What to Know: School vouchers divert public funds to private schools and vendors. School vouchers undermine public schools and students. School vouchers lack taxpayer oversight of financial and academic performance. vOUCHers Hurt!
It doesn’t matter if school vouchers are called Educational Savings Accounts (ESAs), special education vouchers, virtual vouchers, or a “bracketed” voucher set up to protect rural schools from the harmful impacts of their scheme to divert public dollars to private schools and vendors: any voucher program will have a long-lasting, negative impact on our state. Taking public money out of public schools and charter schools leaves less in school campus budgets for extracurricular activities like robotics teams, math pentathlon programs, band, fine arts, and dual language programs.

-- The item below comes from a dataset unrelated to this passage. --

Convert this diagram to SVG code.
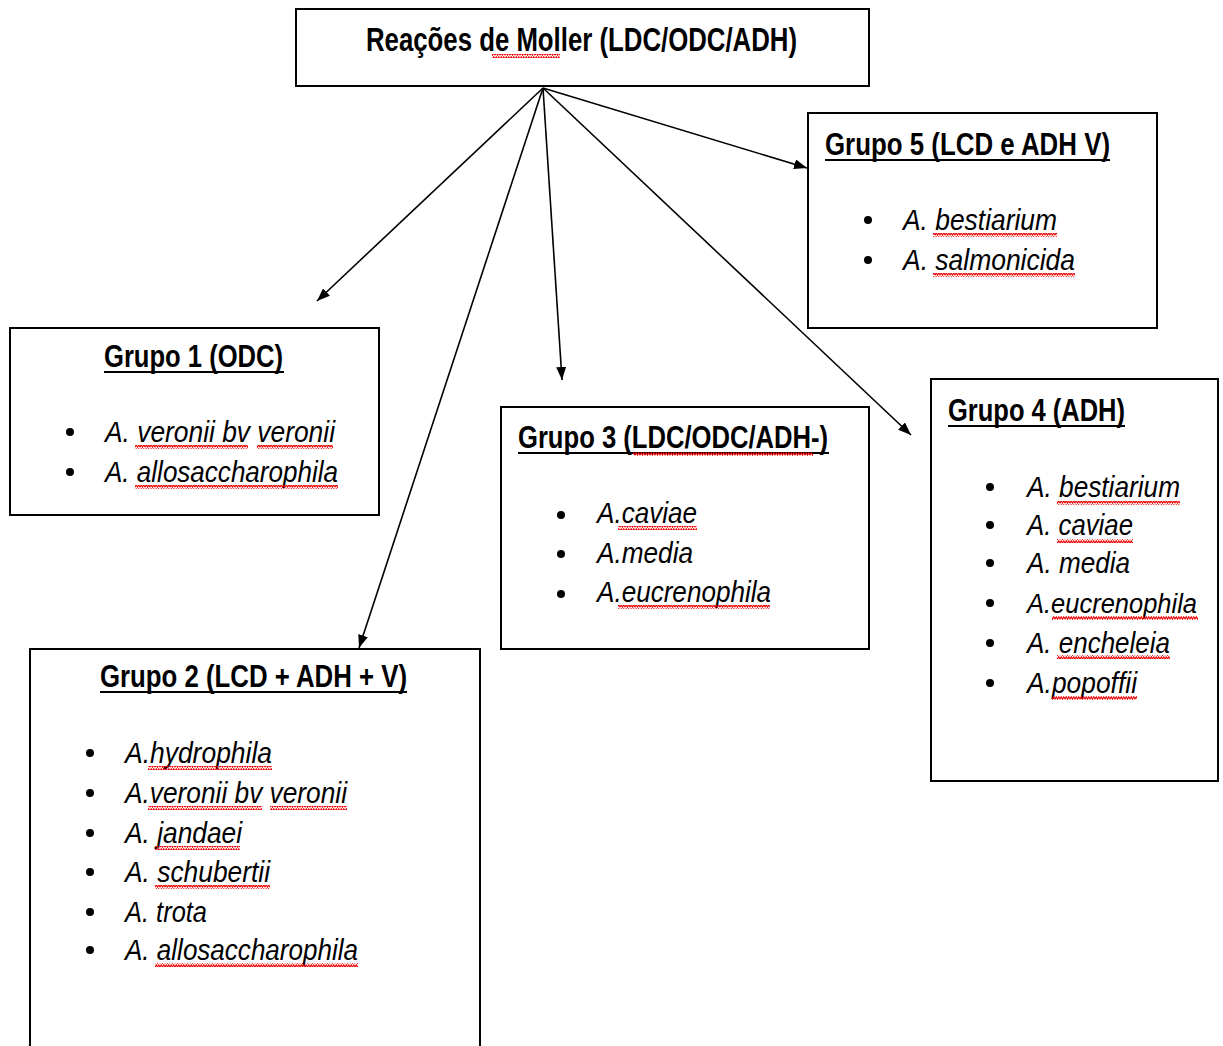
<svg xmlns="http://www.w3.org/2000/svg" width="1223" height="1046" viewBox="0 0 1223 1046">
<style>
.box{fill:#fff;stroke:#000;stroke-width:2}
.t{font-family:"Liberation Sans",Arial,sans-serif;font-weight:bold;fill:#000}
.h{font-family:"Liberation Sans",Arial,sans-serif;font-weight:bold;font-size:31px;fill:#000}
.i{font-family:"Liberation Sans",Arial,sans-serif;font-style:italic;font-size:30px;fill:#000}
.ul{stroke:#000;stroke-width:2}
.sq{fill:url(#sq)}
.con{stroke:#000;stroke-width:1.6;fill:none;marker-end:url(#ah)}
</style>
<defs>
<pattern id="sq" width="5" height="4" patternUnits="userSpaceOnUse">
<path d="M0,3.2 L1.25,0.8 L2.5,3.2 L3.75,0.8 L5,3.2" fill="none" stroke="#e00" stroke-width="1.1"/>
</pattern>
<marker id="ah" markerUnits="userSpaceOnUse" markerWidth="14" markerHeight="11" refX="13" refY="5" orient="auto">
<path d="M0,0 L13,5 L0,10 z" fill="#000"/>
</marker>
<circle id="b" r="4" fill="#000"/>
</defs>

<g id="connectors">
<line class="con" x1="543" y1="88" x2="317" y2="301"/>
<line class="con" x1="543" y1="88" x2="359" y2="648"/>
<line class="con" x1="543" y1="88" x2="562" y2="380"/>
<line class="con" x1="543" y1="88" x2="911" y2="435"/>
<line class="con" x1="543" y1="88" x2="807" y2="168"/>
</g>

<g id="title">
<rect class="box" x="296" y="9" width="573" height="77"/>
<text class="t" x="366" y="51" font-size="33" textLength="431" lengthAdjust="spacingAndGlyphs">Reações de Moller (LDC/ODC/ADH)</text>
<rect class="sq" x="492" y="54" width="68" height="4"/>
</g>

<g id="grupo1">
<rect class="box" x="10" y="328" width="369" height="187"/>
<text class="h" x="104" y="367" textLength="179" lengthAdjust="spacingAndGlyphs">Grupo 1 (ODC)</text>
<line class="ul" x1="104" y1="372" x2="284" y2="372"/>
<use href="#b" x="70" y="432"/>
<use href="#b" x="70" y="472"/>
<text class="i" x="105" y="442" textLength="230" lengthAdjust="spacingAndGlyphs">A. veronii bv veronii</text>
<text class="i" x="105" y="482" textLength="233" lengthAdjust="spacingAndGlyphs">A. allosaccharophila</text>
<rect class="sq" x="135" y="445" width="113" height="4"/>
<rect class="sq" x="257" y="445" width="76" height="4"/>
<rect class="sq" x="135" y="485" width="203" height="4"/>
</g>

<g id="grupo2">
<rect class="box" x="30" y="649" width="450" height="410"/>
<text class="h" x="100" y="687" textLength="307" lengthAdjust="spacingAndGlyphs">Grupo 2 (LCD + ADH + V)</text>
<line class="ul" x1="100" y1="692" x2="407" y2="692"/>
<use href="#b" x="90" y="753"/>
<use href="#b" x="90" y="793"/>
<use href="#b" x="90" y="833"/>
<use href="#b" x="90" y="872"/>
<use href="#b" x="90" y="912"/>
<use href="#b" x="90" y="950"/>
<text class="i" x="125" y="763" textLength="147" lengthAdjust="spacingAndGlyphs">A.hydrophila</text>
<text class="i" x="125" y="803" textLength="222" lengthAdjust="spacingAndGlyphs">A.veronii bv veronii</text>
<text class="i" x="125" y="843" textLength="117" lengthAdjust="spacingAndGlyphs">A. jandaei</text>
<text class="i" x="125" y="882" textLength="145" lengthAdjust="spacingAndGlyphs">A. schubertii</text>
<text class="i" x="125" y="922" textLength="82" lengthAdjust="spacingAndGlyphs">A. trota</text>
<text class="i" x="125" y="960" textLength="233" lengthAdjust="spacingAndGlyphs">A. allosaccharophila</text>
<rect class="sq" x="148" y="766" width="124" height="4"/>
<rect class="sq" x="148" y="806" width="114" height="4"/>
<rect class="sq" x="270" y="806" width="77" height="4"/>
<rect class="sq" x="155" y="846" width="85" height="4"/>
<rect class="sq" x="155" y="885" width="115" height="4"/>
<rect class="sq" x="155" y="963" width="203" height="4"/>
</g>

<g id="grupo3">
<rect class="box" x="501" y="407" width="368" height="242"/>
<text class="h" x="518" y="448" textLength="310" lengthAdjust="spacingAndGlyphs">Grupo 3 (LDC/ODC/ADH-)</text>
<line class="ul" x1="518" y1="453" x2="829" y2="453"/>
<rect class="sq" x="633" y="452" width="180" height="4"/>
<use href="#b" x="561" y="515"/>
<use href="#b" x="561" y="554"/>
<use href="#b" x="561" y="594"/>
<text class="i" x="597" y="523" textLength="100" lengthAdjust="spacingAndGlyphs">A.caviae</text>
<text class="i" x="597" y="563" textLength="96" lengthAdjust="spacingAndGlyphs">A.media</text>
<text class="i" x="597" y="602" textLength="174" lengthAdjust="spacingAndGlyphs">A.eucrenophila</text>
<rect class="sq" x="618" y="526" width="79" height="4"/>
<rect class="sq" x="618" y="605" width="152" height="4"/>
</g>

<g id="grupo4">
<rect class="box" x="931" y="379" width="287" height="402"/>
<text class="h" x="948" y="421" textLength="177" lengthAdjust="spacingAndGlyphs">Grupo 4 (ADH)</text>
<line class="ul" x1="948" y1="426" x2="1125" y2="426"/>
<use href="#b" x="990" y="487"/>
<use href="#b" x="990" y="525"/>
<use href="#b" x="990" y="563"/>
<use href="#b" x="990" y="603"/>
<use href="#b" x="990" y="643"/>
<use href="#b" x="990" y="683"/>
<text class="i" x="1027" y="497" textLength="153" lengthAdjust="spacingAndGlyphs">A. bestiarium</text>
<text class="i" x="1027" y="535" textLength="106" lengthAdjust="spacingAndGlyphs">A. caviae</text>
<text class="i" x="1027" y="573" textLength="103" lengthAdjust="spacingAndGlyphs">A. media</text>
<text class="i" x="1027" y="613" style="font-size:27px" textLength="170" lengthAdjust="spacingAndGlyphs">A.eucrenophila</text>
<text class="i" x="1027" y="653" textLength="143" lengthAdjust="spacingAndGlyphs">A. encheleia</text>
<text class="i" x="1027" y="693" textLength="110" lengthAdjust="spacingAndGlyphs">A.popoffii</text>
<rect class="sq" x="1057" y="501" width="123" height="4"/>
<rect class="sq" x="1057" y="539" width="76" height="4"/>
<rect class="sq" x="1052" y="616" width="146" height="4"/>
<rect class="sq" x="1057" y="655" width="113" height="4"/>
<rect class="sq" x="1052" y="696" width="85" height="4"/>
</g>

<g id="grupo5">
<rect class="box" x="808" y="113" width="349" height="215"/>
<text class="h" x="825" y="155" textLength="285" lengthAdjust="spacingAndGlyphs">Grupo 5 (LCD e ADH V)</text>
<line class="ul" x1="825" y1="160" x2="1110" y2="160"/>
<use href="#b" x="868" y="220"/>
<use href="#b" x="868" y="260"/>
<text class="i" x="903" y="230" textLength="154" lengthAdjust="spacingAndGlyphs">A. bestiarium</text>
<text class="i" x="903" y="270" textLength="172" lengthAdjust="spacingAndGlyphs">A. salmonicida</text>
<rect class="sq" x="933" y="233" width="124" height="4"/>
<rect class="sq" x="933" y="273" width="142" height="4"/>
</g>
</svg>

And for every student who leaves a Texas public school or charter, a campus would lose about $10,000 in state and local funding. This loss can impact teacher retention and salaries, as well as the extracurricular activities that make for a well-rounded public school experience. Vouchers have been created to take away funding from our public schools to help the few who are accepted to and who can afford private schools. Rarely do vouchers cover the entire cost of private school tuition, leaving middle- and lower-class families targeted by these programs to cover the remainder of the cost. In fact, vouchers help families whose children already attend private school as this group makes up the majority of voucher program participants. Vouchers can also leave students with special needs or learning disabilities behind. When parents of students with special needs enroll their child in a private school that does not receive federal funding, they waive their rights under the Individuals with Disabilities Education Act. Public schools provide these mandated special education services to students; private schools are not required to provide these same special education services to their students. And voucher programs often grow well beyond their intended scope, even when a “spending cap” is included. Small, targeted voucher programs are often the tip of the iceberg and a way to get a foot in the door to pry it open for larger, expanded programs to emerge. Many states have seen voucher programs balloon to larger-than-expected amounts of state dollars. One state in particular saw its voucher program grow to more than 60 times its original spending limit. Vouchers would hurt Texas students and schools. Raise Your Hand Texas believes public dollars should remain in public schools.